How Change Data Delivery works
Typically in data integration processes, incremental extraction logic for source data is coded inside the ETL. Change Data Delivery (CDD) implements incremental extraction differently by monitoring transaction log files of the source databases and detecting changes to the log file. Any change in the database tables will produce entries in the database log files. The CDD engine scrapes the log files (at specified intervals) looking for these changes. Once a change is detected in the logs, the changed records are identified, pushed from the source to the target CDD engine (database, ETL, MQ etc.) through TCP/IP, and subsequently applied to the target database through SQL. This helps achieve near real-time data warehousing.
Replication and mirroring are alternate terms for Change Data Capture. The term ‘replication’ is used when both the primary and secondary databases are available for active querying, balancing the load between the two databases and thereby improving performance of the primary database. The term ‘mirroring’ is used when the secondary database is used strictly as a backup database and is not available for other activities. While replication can transfer only data changes, mirroring can replicate both data and schema changes from the primary to the secondary database.
There are three types of replications. The type of replication selected for a use case is based on several factors such as latency requirements, data volumes, load patterns, structure of the data warehouse, etc.
1) Transactional – Near real-time transfer of records from primary to secondary databases.
2) Snapshot – Scraping of the primary database log files takes place at scheduled times and the changes recorded in the logs since the last push are transferred to the secondary databases.
3) Merge – This is a bi-directional replication technique order to keep two or more systems in sync and up to date.
Listed below are several key benefits that a business can realize by enabling real-time data integration using ICDD.
1) High availability: Change Data Capture enables continued operations in the face of system failures, data corruption, outages, and other unanticipated disruptions to the primary database. By transferring up-to-the-second data to an active secondary database, CDD helps maintain a substitutable secondary database and thus ensures high availability.
2) Disaster recovery: Many organizations build a dedicated secondary system, geographically separated from the primary system, to be be used in case of disaster to the primary location. Data Replication allows the data updates to quickly flow from the primary to the geographically separate secondary system in near real-time.
3) Real-time operational reports: Traditionally, data warehouses are batch loaded and do not contain the latest data. However, in today’s business environment, it is critical for managers to know what is happening now to determine what should happen next. CDD provides the data warehouse a continuous and up-to-the-second stream of data from transactional systems. This data is consumed by the BI systems and help managers with reports on the latest operational information.

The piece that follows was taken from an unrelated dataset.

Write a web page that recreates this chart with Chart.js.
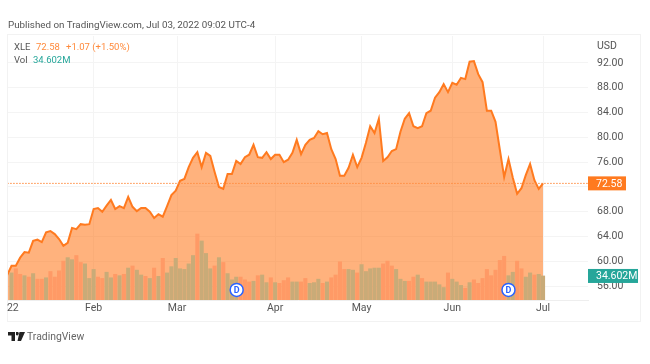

4) Cross-selling: CDD enabled active data warehouses help sales personnel receive real-time insights about customers and their purchases. This helps them engage customers with personalized real-time offers and recommendations. Subsequently, increasing cross-selling.
5) Integrated view of data: Replication helps in data synchronization of various business entities (customers, products, locations etc.) across heterogeneous systems. This helps business get a complete view of the entity from disparate systems and thereby derive deeper insights.
6) Fraud detection: Banks and other financial institutions analyze credit card usage patterns to flag suspicious activity. CDD enables banks to access transaction information from their analytical databases in real-time; enabling them to detect and block potentially harmful activity.
7) Time-sensitive analytics: Time-sensitive tasks such as sales forecasting, price optimization, and risk calculations, drive the need to maintain information in as real time as possible. CDD helps maintain a real-time data warehouse.
8) Operating cost reduction: CDD helps improve the efficiency of the data integration process by reducing the batch window and latency, thereby, reducing associated processing and people costs.
9) Migration downtime: CDD prevents downtime by providing the ability to synchronize data between systems with potentially different technologies during system migrations. This is especially common during mergers and acquisitions when different production systems need to be maintained and transactions captured by each system need to be updated in the other system on a regular basis.
10) Distributed data centers: Many organizations have the need to maintain multiple copies of the data at different data centers for load balancing and improving response time. These data centers need to be refreshed on a regular basis to keep them in sync with the master database. Data replication addresses the need to have these data marts and systems to stay in sync with each other and the primary database.
11) Backups and archives: Traditionally, archival of historic data is done in tapes. However, restoring the data from tapes is a tedious process and many organizations are now using secondary databases as an archival system for historic data. CDD helps in transferring the data from primary to secondary databases; thus, reducing the cost of archiving and retrieving since the secondary database can be easily queried.
Change Data Delivery can be used for many types of complex use cases and enables the functioning of a real-time data warehouse. Real-time data warehouses provide enormous benefits to businesses and in today’s competitive business environment companies armed with CDD will have a big edge in the market.